Show me any piece of security technology on this planet and tell me it's bullet-proof and I'll call you a liar. No matter how good the product, glitches happen. So it's sad when vendors try to downplay their own glitches.
Feeling as I do, I wanted to take a moment and give Sophos credit for doing it right.
Earlier this week, Sophos customers reported detections of Shh/Updater-B, indicating an attack was under way. Sophos issues a fix, then did something more: Admitted the problem in a headline in its Naked Security blog.
"Sophos would like to reassure users that these are false positives and are not a malware outbreak, and apologizes for any inconvenience," the company said in its post.
More background on the glitch was reported by my colleagues at Network World:
Although Sophos issued a corrective update, the security firm said today it's conducting a "full investigation" to determine how this all happened and to ensure it doesn't happen again, and expects to provide more information shortly about the issue. In its advisory, Sophos notes that "symptoms" of the effects of the faulty update on customer endpoints would include a number of things, such as:
- Any virus detections of the malware 'Shh'
- Sophos Autoupdate not updating correctly
Sophos added that other product update mechanisms may not be functioning correctly as well, and visually it may appear that the "Sophos Shield may disappear."

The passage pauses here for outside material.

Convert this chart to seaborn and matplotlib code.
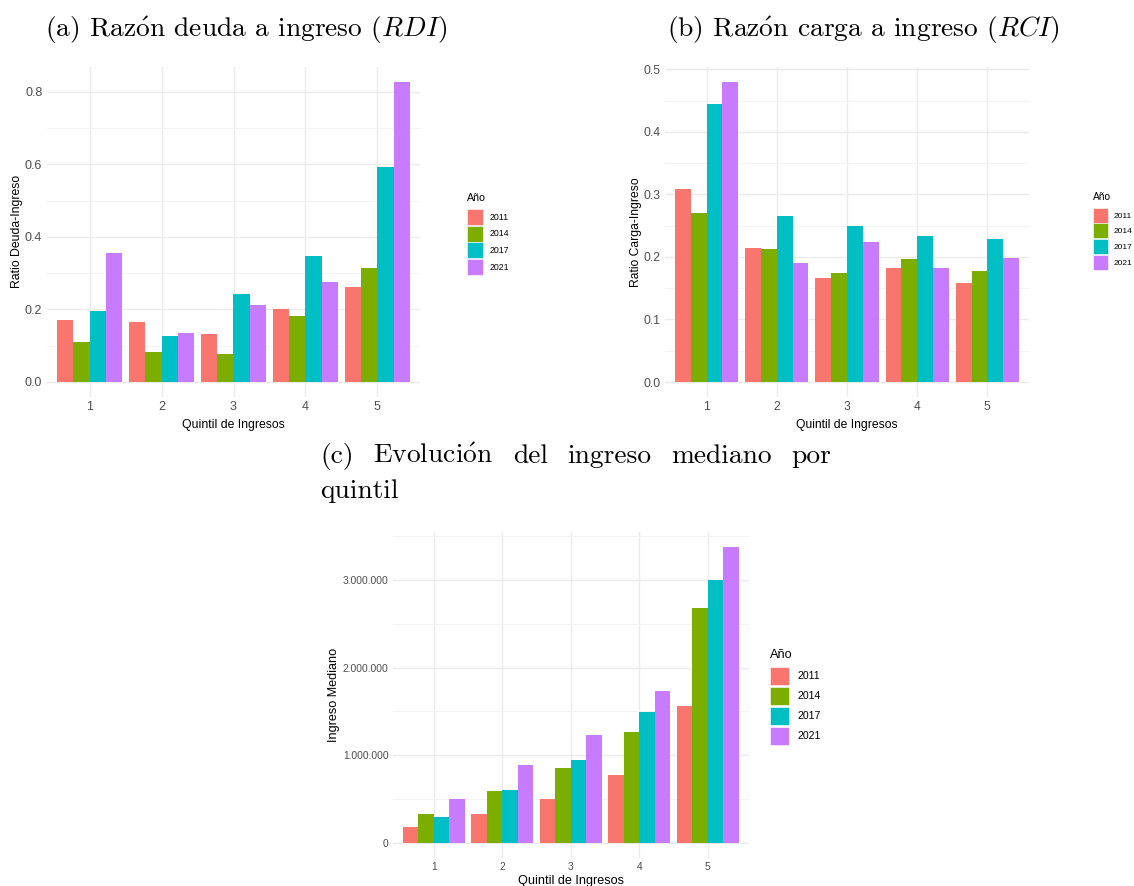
import matplotlib
matplotlib.use("Agg")
import matplotlib.pyplot as plt
from matplotlib.ticker import MultipleLocator, FuncFormatter
import numpy as np
import pandas as pd
import seaborn as sns

# ---------------------------------------------------------------- data
quintiles = ["1", "2", "3", "4", "5"]
years = ["2011", "2014", "2017", "2021"]
colors = ["#F8766D", "#7CAE00", "#00BFC4", "#C77CFF"]

# Razón deuda a ingreso (RDI) por quintil
rdi_2011 = [0.171, 0.164, 0.132, 0.200, 0.263]
rdi_2014 = [0.111, 0.083, 0.077, 0.183, 0.315]
rdi_2017 = [0.196, 0.127, 0.242, 0.347, 0.594]
rdi_2021 = [0.356, 0.136, 0.213, 0.276, 0.828]

# Razón carga a ingreso (RCI) por quintil
rci_2011 = [0.308, 0.215, 0.166, 0.183, 0.158]
rci_2014 = [0.270, 0.213, 0.175, 0.197, 0.178]
rci_2017 = [0.445, 0.265, 0.249, 0.234, 0.229]
rci_2021 = [0.479, 0.191, 0.224, 0.182, 0.199]

# Ingreso mediano por quintil
ing_2011 = [183000, 324000, 499000, 778000, 1567000]
ing_2014 = [324000, 587000, 850000, 1266000, 2680000]
ing_2017 = [297000, 602000, 942000, 1490000, 2996000]
ing_2021 = [496000, 892000, 1235000, 1734000, 3381000]

W, H = 1134, 886

plt.rcParams["font.family"] = ["Liberation Sans", "DejaVu Sans"]
plt.rcParams["mathtext.fontset"] = "cm"

fig = plt.figure(figsize=(W / 100, H / 100), dpi=100)
fig.patch.set_facecolor("white")


def px_axes(x0, y0, x1, y1):
    """Axes from pixel box (left, top, right, bottom)."""
    return fig.add_axes([x0 / W, 1 - y1 / H, (x1 - x0) / W, (y1 - y0) / H])


def long_frame(series):
    rows = []
    for yr, vals in zip(years, series):
        for q, v in zip(quintiles, vals):
            rows.append({"Quintil": q, "Año": yr, "valor": v})
    return pd.DataFrame(rows)


def panel(ax, series, ylabel, major, fmt, tick_fs, lab_fs, xlabpad, ylabpad,
          leg_anchor, leg_fs, leg_title_fs, key_w, key_h, key_gap, text_pad,
          title_gap):
    df = long_frame(series)
    sns.barplot(data=df, x="Quintil", y="valor", hue="Año", order=quintiles,
                hue_order=years, palette=colors, width=0.9, saturation=1,
                linewidth=0, errorbar=None, ax=ax)
    ymax = df["valor"].max()
    ax.set_xlim(-0.6, len(quintiles) - 0.4)
    ax.set_ylim(-0.05 * ymax, 1.05 * ymax)
    for s in ax.spines.values():
        s.set_visible(False)
    ax.set_axisbelow(True)
    ax.yaxis.set_major_locator(MultipleLocator(major))
    ax.yaxis.set_minor_locator(MultipleLocator(major / 2))
    ax.yaxis.set_major_formatter(FuncFormatter(fmt))
    ax.grid(which="major", color="#EBEBEB", lw=1.0)
    ax.grid(which="minor", axis="y", color="#F3F3F3", lw=0.7)
    ax.tick_params(which="both", length=0, labelsize=tick_fs,
                   labelcolor="#4D4D4D", pad=3)
    ax.set_xlabel("Quintil de Ingresos", fontsize=lab_fs, labelpad=xlabpad)
    ax.set_ylabel(ylabel, fontsize=lab_fs, labelpad=ylabpad)

    handles, labels = ax.get_legend_handles_labels()
    ax.get_legend().remove()
    for h in handles:
        h.set_edgecolor("white")
        h.set_linewidth(0.4)
    # legend key geometry, in points
    fs = leg_fs
    kw, kh = key_w * 0.72, key_h * 0.72
    hh = (kh / fs - 0.245) / 0.65
    leg = ax.legend(handles, labels, title="Año", loc="upper left",
                    bbox_to_anchor=(leg_anchor[0] / W, 1 - leg_anchor[1] / H),
                    bbox_transform=fig.transFigure, frameon=False, borderpad=0,
                    fontsize=leg_fs,
                    title_fontproperties={"size": leg_title_fs},
                    handlelength=kw / fs, handleheight=hh,
                    labelspacing=key_gap * 0.72 / fs,
                    handletextpad=text_pad * 0.72 / fs, alignment="left")
    leg._legend_box.sep = title_gap
    return leg


ratio_fmt = lambda v, p: f"{v:.1f}"
peso_fmt = lambda v, p: f"{int(round(v)):,}".replace(",", ".")

ax_a = px_axes(46.5, 66.6, 420.5, 397)
panel(ax_a, [rdi_2011, rdi_2014, rdi_2017, rdi_2021], "Ratio Deuda-Ingreso",
      0.2, ratio_fmt, 9, 8.8, 4, 1.5, (463, 189), 6.3, 7.7, 16, 16, 0.7, 6, 4)

ax_b = px_axes(664.6, 67.5, 1029.4, 397)
panel(ax_b, [rci_2011, rci_2014, rci_2017, rci_2021], "Ratio Carga-Ingreso",
      0.1, ratio_fmt, 8.7, 8.7, 4, 1.0, (1089, 188), 6.0, 7.3, 15, 15, 0.7, 5, 4)

ax_c = px_axes(392.6, 532, 748.8, 857.5)
panel(ax_c, [ing_2011, ing_2014, ing_2017, ing_2021], "Ingreso Mediano",
      1000000, peso_fmt, 7.4, 9.1, 2.5, 2.0, (765, 644), 7.6, 9.2, 18.3, 18.3,
      1.7, 9, 4)

# ---------------------------------------------------------------- titles
title_font = dict(family=["cmr10", "DejaVu Serif"], size=19.8, color="black")
o_acute = r"$\mathrm{\acute{o}}$"
fig.text(45 / W, 1 - 37 / H, f"(a) Raz{o_acute}n deuda a ingreso ($RDI$)",
         ha="left", va="baseline", **title_font)
fig.text(667 / W, 1 - 37 / H, f"(b) Raz{o_acute}n carga a ingreso ($RCI$)",
         ha="left", va="baseline", **title_font)

# justified first line of the (c) caption
words = ["(c)", f"Evoluci{o_acute}n", "del", "ingreso", "mediano", "por"]
line_x0, line_x1 = 320, 831
word_texts = [fig.text(0, 1 - 463 / H, w, ha="left", va="baseline", **title_font)
              for w in words]
fig.canvas.draw()
renderer = fig.canvas.get_renderer()
widths = [t.get_window_extent(renderer).width for t in word_texts]
space = (line_x1 - line_x0 - sum(widths)) / (len(words) - 1)
x = line_x0
for t, w in zip(word_texts, widths):
    t.set_x(x / W)
    x += w + space
fig.text(line_x0 / W, 1 - 498 / H, "quintil", ha="left", va="baseline",
         **title_font)

fig.savefig("out.png", dpi=100, facecolor="white")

Another impact would be that the console for the Sophos anti-virus software may be issuing reports on malware called Shh/Update-B. But this represents a false positive and is not an actual outbreak, Sophos states.
This is a good example of how a vendor should handle incident response. Sophos isn't the only vendor to do it this way. But since some vendors downplay their own problems, I like to highlight the folks who get it right.